Question

Exercises 8.46 to 8.52 refer to the data with analysis shown in the following computer output: \(\begin{array}{lrrrr}\text { Level } & \text { N } & \text { Mean } & \text { StDev } & \\ \text { A } & 6 & 86.833 & 5.231 & \\ \text { B } & 6 & 76.167 & 6.555 & \\ \text { C } & 6 & 80.000 & 9.230 & \\ \text { D } & 6 & 69.333 & 6.154 & \\ \text { Source } & \text { DF } & \text { SS } & \text { MS } & \text { F } & \text { P } \\ \text { Groups } & 3 & 962.8 & 320.9 & 6.64 & 0.003 \\ \text { Error } & 20 & 967.0 & 48.3 & & \\ \text { Total } & 23 & 1929.8 & & & \end{array}\) Find a \(95 \%\) confidence interval for the difference in the means of populations \(\mathrm{C}\) and \(\mathrm{D}\).

Short answer

Based on the computations and provided data, the 95% confidence interval for the difference in the means of populations C and D is \((2.98, 18.36)\).

Step-by-step solution

Identify relevant data

Firstly, recognize and note the required data for populations C and D. The mean for population C is 80.0, and for D it's 69.33. The standard deviation for population C is 9.23 and for D it's 6.15. The sample size (denoted by N) for both populations is 6.

Compute the standard error of the difference

Calculate the standard error of the difference denoted by \(S_{CD}\). This is computed by \(\sqrt{(s_C^2/n_C) + (s_D^2/n_D)}\) where \(s_C = 9.23\), \(s_D = 6.15\), \(n_C = 6\), and \(n_D = 6\). This gives \(S_{CD} = \sqrt{(9.23^2/6) + (6.15^2/6)} = 3.92\).
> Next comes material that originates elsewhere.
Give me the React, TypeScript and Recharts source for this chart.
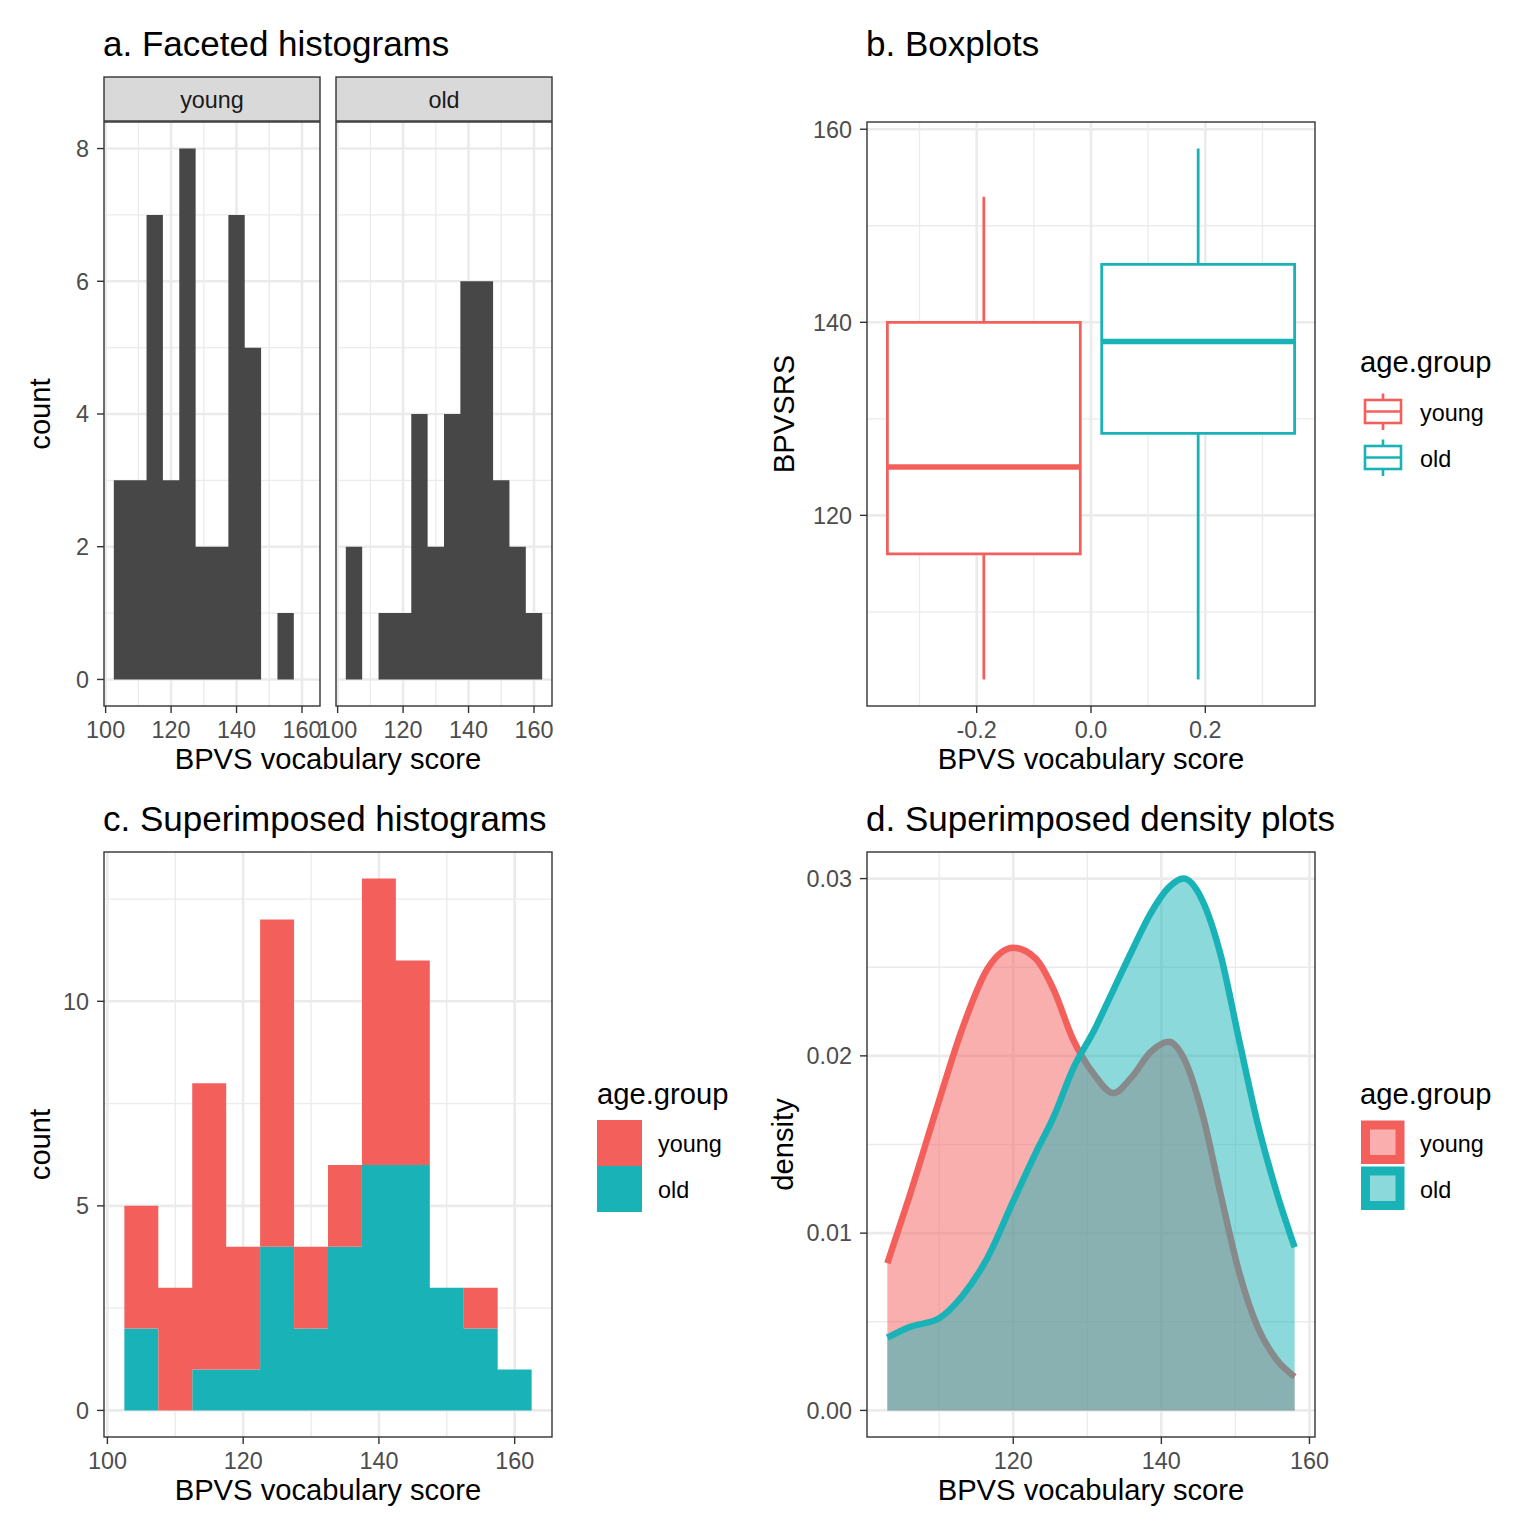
import React from "react";
import {
  ComposedChart,
  Area,
  Scatter,
  XAxis,
  YAxis,
  CartesianGrid,
  ReferenceArea,
  ReferenceLine,
} from "recharts";

const FONT = '"Liberation Sans", Arial, Helvetica, sans-serif';
const RED = "#F3605C";
const TEAL = "#19B3B7";
const HIST_GRAY = "#474747";
const GRID = "#EBEBEB";
const INK = "#333333";

// groups
const groups = ["young", "old"];
const groupColors = [RED, TEAL];

// histogram bins, width 5
const BIN_WIDTH = 5;
const binCenters = [105, 110, 115, 120, 125, 130, 135, 140, 145, 150, 155, 160];
const youngCounts = [3, 3, 7, 3, 8, 2, 2, 7, 5, 0, 1, 0];
const oldCounts = [2, 0, 1, 1, 4, 2, 4, 6, 6, 3, 2, 1];

// boxplot stats (young, old)
const whiskerLow = [103, 103];
const quartile1 = [116, 128.5];
const medians = [125, 138];
const quartile3 = [140, 146];
const whiskerHigh = [153, 158];

// density curves
const densityX = [103, 106, 110, 113, 116.5, 120, 123, 125.5, 128, 131, 133.5, 136, 138.5, 141, 143, 145.5, 148, 150.5, 153, 155.5, 158];
const youngDensity = [0.0083, 0.0121, 0.0175, 0.0214, 0.0249, 0.0261, 0.0255, 0.0237, 0.021, 0.0189, 0.0179, 0.0188, 0.0202, 0.0208, 0.0199, 0.0168, 0.0122, 0.0078, 0.0047, 0.0029, 0.0019];
const oldDensity = [0.0041, 0.0047, 0.0052, 0.0064, 0.0086, 0.0118, 0.0145, 0.0166, 0.0192, 0.0215, 0.0237, 0.0259, 0.028, 0.0295, 0.03, 0.0288, 0.0257, 0.0209, 0.0162, 0.0124, 0.0092];

// ticks / grid
const scoreTicks = [100, 120, 140, 160];
const scoreMinor = [110, 130, 150];
const facetCountTicks = [0, 2, 4, 6, 8];
const facetCountMinor = [1, 3, 5, 7];
const stackCountTicks = [0, 5, 10];
const stackCountMinor = [2.5, 7.5, 12.5];
const boxXTicks = [-0.2, 0, 0.2];
const boxXMinor = [-0.3, -0.1, 0.1, 0.3];
const boxYTicks = [120, 140, 160];
const boxYMinor = [110, 130, 150];
const densXTicks = [120, 140, 160];
const densYTicks = [0, 0.01, 0.02, 0.03];
const densYMinor = [0.005, 0.015, 0.025];

const DODGE = 0.75;
const BOX_HALF = (DODGE / groups.length / 2) * 0.9;
const dodgeCenter = (i: number) => (i - (groups.length - 1) / 2) * (DODGE / groups.length);

// plot rectangles on the page
type Box = { x0: number; y0: number; x1: number; y1: number };
const A_LEFT: Box = { x0: 104, y0: 122, x1: 320, y1: 706 };
const A_RIGHT: Box = { x0: 336, y0: 122, x1: 552, y1: 706 };
const B: Box = { x0: 867, y0: 122, x1: 1315, y1: 706 };
const C: Box = { x0: 104, y0: 852, x1: 552, y1: 1437 };
const D: Box = { x0: 867, y0: 852, x1: 1315, y1: 1437 };

const PAD = 20;
const Y_AXIS_W = 80;
const X_AXIS_H = 60;

function frame(b: Box, withY: boolean) {
  const yw = withY ? Y_AXIS_W : 0;
  return {
    style: { position: "absolute" as const, left: b.x0 - PAD - yw, top: b.y0 - PAD },
    width: b.x1 - b.x0 + yw + 2 * PAD,
    height: b.y1 - b.y0 + PAD + X_AXIS_H,
    margin: { top: PAD, right: PAD, bottom: 0, left: PAD },
  };
}

const tickStyle = { fill: "#4D4D4D", fontSize: 23.4, fontFamily: FONT };
const axisCommon = {
  type: "number" as const,
  axisLine: false,
  tickLine: { stroke: INK, strokeWidth: 1.4 },
  tickSize: 7,
  tickMargin: 8,
  tick: tickStyle,
  interval: 0 as const,
  allowDataOverflow: true,
};

function grids(minX: number[], minY: number[], majX: number[], majY: number[]) {
  return [
    <CartesianGrid key="minor" stroke={GRID} strokeWidth={1.3} verticalValues={minX} horizontalValues={minY} />,
    <CartesianGrid key="major" stroke={GRID} strokeWidth={2.6} verticalValues={majX} horizontalValues={majY} />,
  ];
}

function stepRows(counts: number[]) {
  const rows = binCenters.map((c, i) => ({ x: c - BIN_WIDTH / 2, count: counts[i] }));
  rows.push({ x: binCenters[binCenters.length - 1] + BIN_WIDTH / 2, count: 0 });
  return rows;
}

function FacetHistogram({ box, counts, showY }: { box: Box; counts: number[]; showY: boolean }) {
  const f = frame(box, showY);
  return (
    <div style={f.style}>
      <ComposedChart width={f.width} height={f.height} margin={f.margin} data={stepRows(counts)}>
        {grids(scoreMinor, facetCountMinor, scoreTicks, facetCountTicks)}
        <XAxis {...axisCommon} dataKey="x" domain={[99.5, 165.5]} ticks={scoreTicks} height={X_AXIS_H} />
        <YAxis {...axisCommon} domain={[-0.4, 8.4]} ticks={facetCountTicks} width={Y_AXIS_W} hide={!showY} />
        <Area type="stepAfter" dataKey="count" stroke="none" fill={HIST_GRAY} fillOpacity={1} dot={false} activeDot={false} isAnimationActive={false} />
      </ComposedChart>
    </div>
  );
}

function StackedHistogram() {
  const f = frame(C, true);
  const rows = binCenters.map((c, i) => ({ x: c - BIN_WIDTH / 2, young: youngCounts[i], old: oldCounts[i] }));
  rows.push({ x: binCenters[binCenters.length - 1] + BIN_WIDTH / 2, young: 0, old: 0 });
  return (
    <div style={f.style}>
      <ComposedChart width={f.width} height={f.height} margin={f.margin} data={rows}>
        {grids(scoreMinor, stackCountMinor, scoreTicks, stackCountTicks)}
        <XAxis {...axisCommon} dataKey="x" domain={[99.5, 165.5]} ticks={scoreTicks} height={X_AXIS_H} />
        <YAxis {...axisCommon} domain={[-0.65, 13.65]} ticks={stackCountTicks} width={Y_AXIS_W} />
        <Area type="stepAfter" dataKey="old" stackId="s" stroke="none" fill={TEAL} fillOpacity={1} dot={false} activeDot={false} isAnimationActive={false} />
        <Area type="stepAfter" dataKey="young" stackId="s" stroke="none" fill={RED} fillOpacity={1} dot={false} activeDot={false} isAnimationActive={false} />
      </ComposedChart>
    </div>
  );
}

function Boxplots() {
  const f = frame(B, true);
  const rows = groups.map((g, i) => ({ x: dodgeCenter(i), median: medians[i], group: g }));
  return (
    <div style={f.style}>
      <ComposedChart width={f.width} height={f.height} margin={f.margin} data={rows}>
        {grids(boxXMinor, boxYMinor, boxXTicks, boxYTicks)}
        <XAxis {...axisCommon} dataKey="x" domain={[-0.3919, 0.3919]} ticks={boxXTicks} height={X_AXIS_H} tickFormatter={(v: number) => v.toFixed(1)} />
        <YAxis {...axisCommon} domain={[100.25, 160.75]} ticks={boxYTicks} width={Y_AXIS_W} />
        <Scatter dataKey="median" shape={() => <g />} isAnimationActive={false} />
        {groups.map((g, i) => {
          const c = dodgeCenter(i);
          const col = groupColors[i];
          return [
            <ReferenceLine key={g + "lo"} segment={[{ x: c, y: whiskerLow[i] }, { x: c, y: quartile1[i] }]} stroke={col} strokeWidth={2.8} />,
            <ReferenceLine key={g + "hi"} segment={[{ x: c, y: quartile3[i] }, { x: c, y: whiskerHigh[i] }]} stroke={col} strokeWidth={2.8} />,
            <ReferenceArea key={g + "box"} x1={c - BOX_HALF} x2={c + BOX_HALF} y1={quartile1[i]} y2={quartile3[i]} fill="#FFFFFF" fillOpacity={1} stroke={col} strokeWidth={2.8} />,
            <ReferenceLine key={g + "med"} segment={[{ x: c - BOX_HALF, y: medians[i] }, { x: c + BOX_HALF, y: medians[i] }]} stroke={col} strokeWidth={5.5} />,
          ];
        })}
      </ComposedChart>
    </div>
  );
}

function Densities() {
  const f = frame(D, true);
  const rows = densityX.map((x, i) => ({ x, young: youngDensity[i], old: oldDensity[i] }));
  return (
    <div style={f.style}>
      <ComposedChart width={f.width} height={f.height} margin={f.margin} data={rows}>
        {grids(scoreMinor, densYMinor, densXTicks, densYTicks)}
        <XAxis {...axisCommon} dataKey="x" domain={[100.25, 160.75]} ticks={densXTicks} height={X_AXIS_H} />
        <YAxis {...axisCommon} domain={[-0.0015, 0.0315]} ticks={densYTicks} width={Y_AXIS_W} tickFormatter={(v: number) => v.toFixed(2)} />
        <Area type="monotone" dataKey="young" stroke={RED} strokeWidth={6.5} fill={RED} fillOpacity={0.5} dot={false} activeDot={false} isAnimationActive={false} />
        <Area type="monotone" dataKey="old" stroke={TEAL} strokeWidth={6.5} fill={TEAL} fillOpacity={0.5} dot={false} activeDot={false} isAnimationActive={false} />
      </ComposedChart>
    </div>
  );
}

function Overlay() {
  const title = { fontSize: 35, fill: "#000", fontFamily: FONT };
  const axTitle = { fontSize: 29.2, fill: "#000", fontFamily: FONT };
  const small = { fontSize: 23.4, fill: "#000", fontFamily: FONT };
  const border = (b: Box, k: string) => (
    <rect key={k} x={b.x0} y={b.y0} width={b.x1 - b.x0} height={b.y1 - b.y0} fill="none" stroke={INK} strokeWidth={1.4} />
  );
  const rotated = (label: string, x: number, y: number) => (
    <text transform={`translate(${x},${y}) rotate(-90)`} textAnchor="middle" {...axTitle}>
      {label}
    </text>
  );
  return (
    <svg width={1536} height={1536} style={{ position: "absolute", left: 0, top: 0, pointerEvents: "none" }}>
      <text x={103} y={56} {...title}>a. Faceted histograms</text>
      <text x={866} y={56} {...title}>b. Boxplots</text>
      <text x={103} y={831} {...title}>c. Superimposed histograms</text>
      <text x={866} y={831} {...title}>d. Superimposed density plots</text>

      {/* facet strips */}
      {[A_LEFT, A_RIGHT].map((b, i) => (
        <g key={"strip" + i}>
          <rect x={b.x0} y={77} width={b.x1 - b.x0} height={44} fill="#D9D9D9" stroke={INK} strokeWidth={1.4} />
          <text x={(b.x0 + b.x1) / 2} y={108} textAnchor="middle" {...small} fill="#1A1A1A">
            {groups[i]}
          </text>
        </g>
      ))}

      {border(A_LEFT, "a1")}
      {border(A_RIGHT, "a2")}
      {border(B, "b")}
      {border(C, "c")}
      {border(D, "d")}

      <text x={328} y={769} textAnchor="middle" {...axTitle}>BPVS vocabulary score</text>
      <text x={1091} y={769} textAnchor="middle" {...axTitle}>BPVS vocabulary score</text>
      <text x={328} y={1500} textAnchor="middle" {...axTitle}>BPVS vocabulary score</text>
      <text x={1091} y={1500} textAnchor="middle" {...axTitle}>BPVS vocabulary score</text>
      {rotated("count", 50, 414)}
      {rotated("BPVSRS", 794, 414)}
      {rotated("count", 50, 1144.5)}
      {rotated("density", 793, 1144.5)}

      {/* legend b: boxplot keys */}
      <text x={1360} y={372} {...axTitle}>age.group</text>
      {groups.map((g, i) => {
        const top = 390 + i * 46;
        const col = groupColors[i];
        return (
          <g key={"lb" + g}>
            <line x1={1383} x2={1383} y1={top + 3.5} y2={top + 10} stroke={col} strokeWidth={2.6} />
            <line x1={1383} x2={1383} y1={top + 33} y2={top + 40} stroke={col} strokeWidth={2.6} />
            <rect x={1365} y={top + 10} width={36} height={23} fill="#fff" stroke={col} strokeWidth={2.6} />
            <line x1={1365} x2={1401} y1={top + 21.5} y2={top + 21.5} stroke={col} strokeWidth={2.6} />
            <text x={1420} y={top + 31} {...small}>{g}</text>
          </g>
        );
      })}

      {/* legend c: filled keys */}
      <text x={597} y={1104} {...axTitle}>age.group</text>
      {groups.map((g, i) => {
        const top = 1120 + i * 46;
        return (
          <g key={"lc" + g}>
            <rect x={597} y={top} width={45} height={46} fill={groupColors[i]} />
            <text x={658} y={top + 32} {...small}>{g}</text>
          </g>
        );
      })}

      {/* legend d: outlined translucent keys */}
      <text x={1360} y={1104} {...axTitle}>age.group</text>
      {groups.map((g, i) => {
        const top = 1120.5 + i * 46;
        const col = groupColors[i];
        return (
          <g key={"ld" + g}>
            <rect x={1365.5} y={top + 4.5} width={34.5} height={34.5} fill={col} fillOpacity={0.5} stroke={col} strokeWidth={9} />
            <text x={1420} y={top + 31.5} {...small}>{g}</text>
          </g>
        );
      })}
    </svg>
  );
}

export default function App() {
  return (
    <div style={{ position: "absolute", left: 0, top: 0, width: 1536, height: 1536, background: "#FFFFFF", fontFamily: FONT }}>
      <FacetHistogram box={A_LEFT} counts={youngCounts} showY={true} />
      <FacetHistogram box={A_RIGHT} counts={oldCounts} showY={false} />
      <Boxplots />
      <StackedHistogram />
      <Densities />
      <Overlay />
    </div>
  );
}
Identify the level of significance

Having derived the standard error, recall the level of significance. The problem instructs to find a 95% confidence interval, implying a 0.05 level of significance (100% - 95%). This indicates that the quantile value is 1.96 representing a two-sided test. (This quantile value can be found in Z-tables or using common statistical software)

Define and calculate the confidence interval

Finally, solve for the confidence interval. The formula is given as \(\mu_C - \mu_D \pm z \cdot S_{CD}\) where \(\mu_C, \mu_D\) are the means for populations C and D and \(z\) is the quantile value representing the confidence level. Substituting the values in gives \(80 - 69.33 \pm 1.96 \cdot 3.92\), this equates to \(10.67 \pm 7.69\). Hence the confidence interval is \(2.98, 18.36\).